In the 13 months of Israeli Prime Minister Menachem Begin's rule, his government has been shaken by ministers voicing their disapproval of policy, mainly in foreign affairs. But the first minister actually to hand in his resignation was the minister of commerce and industry who did so in protest over the government's inflationary spending.
The minister, Yigal Hurwitz, an outspoken former farmer and industrialist - who like his cousin, Foreign Minister Moshe Dayan, was once active in the Labor Party - has since withdrawn his resignation. A clevely worded compromise made it possible to settle the crisis, or at least postpone it. Nevertheless, no one has disputed Hurwitz's charge that the government has failed to harness runaway inflation.
In fact, some critics believe that if the Begin government is forced out of office, it will be over its performance on the economic front. Nobody expect this to happen overnight. Yet, as many experts see it, the Hurwitz affair of last week may be an early warning for the government to put the economy in order.
Israel's leading public opinion pollster, Herbert Smith, known for his analysis of Israeli election campaigns, says that despite a deep concern with foreign affairs and security problems, Israelis are very much influenced by economic issues and are likely to blame the government for what they consider "the economic mess."
Israeli was plagued by high inflation long before Begin's government took office in June 1977. Prices had been rising between 30 and 40 percent annually but seemed to be slowing down during the first months of 1977. Despite a campaign promise to end inflation and despite ridicule of the "wasteful" Labor government that preceded it, the Begin team has done no better. Inflation was 38 percent last year and is expected to be even higher in 1978.
Some economists believe that the cause of the Begin government's economic troubles is its drastic foreign currency shift last October. Together with the virtual lifting of all currency controls and ending of all direct subsidy of exports, the Israeli pound was devalued by more than 50 percent and value-added taxes were increased.
While the foreign currency aspects were successful and foreign exchange reserves increased, the inflationary spiral has yet to be controlled.

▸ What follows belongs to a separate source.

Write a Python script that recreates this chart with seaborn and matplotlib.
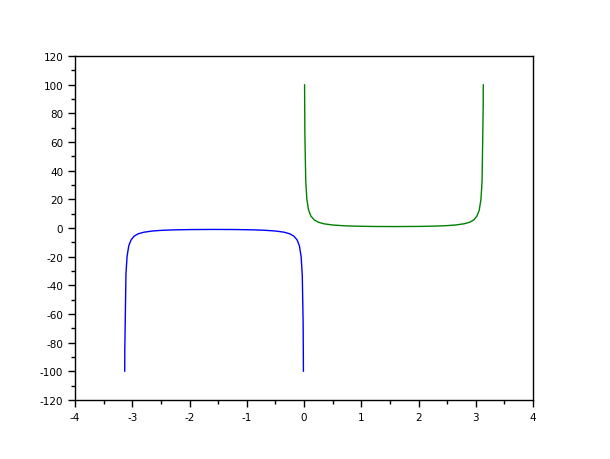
import matplotlib
matplotlib.use("Agg")
import matplotlib.pyplot as plt
import seaborn as sns
import pandas as pd
from matplotlib.ticker import MultipleLocator

sns.set_style("white")
plt.rcParams['font.family'] = ['DejaVu Sans']
plt.rcParams['axes.unicode_minus'] = False

# values
x_neg = [-3.1316, -3.13, -3.11, -3.09, -3.06, -3.02, -2.97, -2.9, -2.8, -2.65, -2.5, -2.3, -2.0,
         -1.57, -1.2, -0.9, -0.7, -0.5, -0.35, -0.25, -0.18, -0.12, -0.08, -0.05, -0.03, -0.015, -0.01]
y_neg = [-100, -85, -32, -19.6, -12.3, -8.3, -5.8, -4.1, -2.97, -2.11, -1.67, -1.34, -1.10,
         -1.0, -1.07, -1.28, -1.55, -2.09, -2.91, -4.04, -5.59, -8.35, -12.5, -20, -33.3, -66.7, -100]
x_pos = [0.01, 0.015, 0.03, 0.05, 0.08, 0.12, 0.18, 0.25, 0.35, 0.5, 0.7, 0.9, 1.2, 1.57,
         2.0, 2.3, 2.5, 2.65, 2.8, 2.9, 2.97, 3.02, 3.06, 3.09, 3.11, 3.13, 3.1316]
y_pos = [100, 66.7, 33.3, 20, 12.5, 8.35, 5.59, 4.04, 2.91, 2.09, 1.55, 1.28, 1.07, 1.0,
         1.10, 1.34, 1.67, 2.11, 2.97, 4.1, 5.8, 8.3, 12.3, 19.6, 32, 85, 100]

df_neg = pd.DataFrame({"x": x_neg, "y": y_neg})
df_pos = pd.DataFrame({"x": x_pos, "y": y_pos})

fig = plt.figure(figsize=(6.1, 4.6), dpi=100)
ax = fig.add_axes([75/610, 1-401/460, (533-75)/610, (401-57)/460])
sns.lineplot(data=df_neg, x="x", y="y", ax=ax, color=(0, 0, 1), sort=False, estimator=None, linewidth=1)
sns.lineplot(data=df_pos, x="x", y="y", ax=ax, color=(0, 0.5, 0), sort=False, estimator=None, linewidth=1)

ax.set_xlim(-4, 4)
ax.set_ylim(-120, 120)
ax.xaxis.set_major_locator(MultipleLocator(1))
ax.xaxis.set_minor_locator(MultipleLocator(0.5))
ax.yaxis.set_major_locator(MultipleLocator(20))
ax.yaxis.set_minor_locator(MultipleLocator(10))
ax.set_xlabel("")
ax.set_ylabel("")
for s in ax.spines.values():
    s.set_color("black")
    s.set_linewidth(1)
ax.tick_params(which="major", direction="out", length=5, width=1, colors="black",
               labelsize=7.5, bottom=True, left=True, top=False, right=False, pad=3.5)
ax.tick_params(which="minor", direction="out", length=3, width=1, colors="black",
               bottom=True, left=True, top=False, right=False)
fig.savefig("out.png", dpi=100)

The powerful Histadrut - Israel's federation of labor - which the opposition Labor Larty still controls - used the rapid increase in prices to demand wage increases that further fed the inflation.
Since the public sector employs almost a third of the labor force, the Histadrut wage demands were directed mainly at the minister of finance, Simcha Ehrlich. At first Ehrlich resisted all demands. Finally, threatened by several strikes in the public services, he gave in. Even so, most unions in the public sector are still unsatisfied and are demanding higher increases and are demanding higher increases than those recommended by the Histadrut policy with the result that most contract renewals have not yet been signed. Nevertheless, it is already clear that the government has gone far beyond the pay increase it had intended.
Ehrlich has also given in to a Histadrut demand not to raise the price of government services and subsidized food items at least until October. As a result subsidies on such items as bread, milk, eggs, and public transportation are at unprecedented levels. Still, prices continue to rise and the government is now faced with the dilemma of what to do in October, when the current agreement comes to an end.
Observers note that in the past, when there were clashes between Histadrut and governments dominated by the Labor Party, the government seemed less reluctant to oppose Histadrut demands. Ehrlich seems determined to avoid confrontation with the unions, apparently because of his government's sensitivity to the charge of being "antilabor." Since the Likud politicians realize that the party draws its main support from blue-collar workers and from Jews who have arrived from Arab countries, the Begin government is avoiding any decision that will cut government services or impose new economic burdens on the general public.
This has compelled the government to introduce a supplementary budget of $1.4 billion, thus substantially increasing its deficit, although only four months ago parliament adopted a record regular budget of $10.5 billion. Hurwitz was one of the nine ministers who opposed the $1.4 billion supplementary measure. He demanded a cut of $400 million, even if this meant that unpopular steps would have to be taken.
The compromise, to which Begin gave his blessing and which enabled Hurwitz to withdraw his resignation, calls for a budget cut, but the step will be taken not by the government but by the finance committee of parliament. Observers feel that by the time this cut is made, if at all, it will have been long overtaken by rapidly rising prices and government expenditures.
Inflation in Israeli is less painful for the average family than in other countries. Salaries, savings and even tax rates are indexed so that adjustments are made every several months. Also, unlike many Western countries, Israel has hardly any unemployment.
Yet, the present situation may cause Israel's balance of payments gap to widen again. As a result of a continuous rise in exports and a much slower rise in imports, Israel was able to reduce its balance of payments gap during the past three years from $4 billion to only $2.5 billion.
If the feared reversal take place, the Begin government will, ironically, be responsible for increasing Israel's dependence on foreign assistance and thus further limit its free hand in taking political decisions.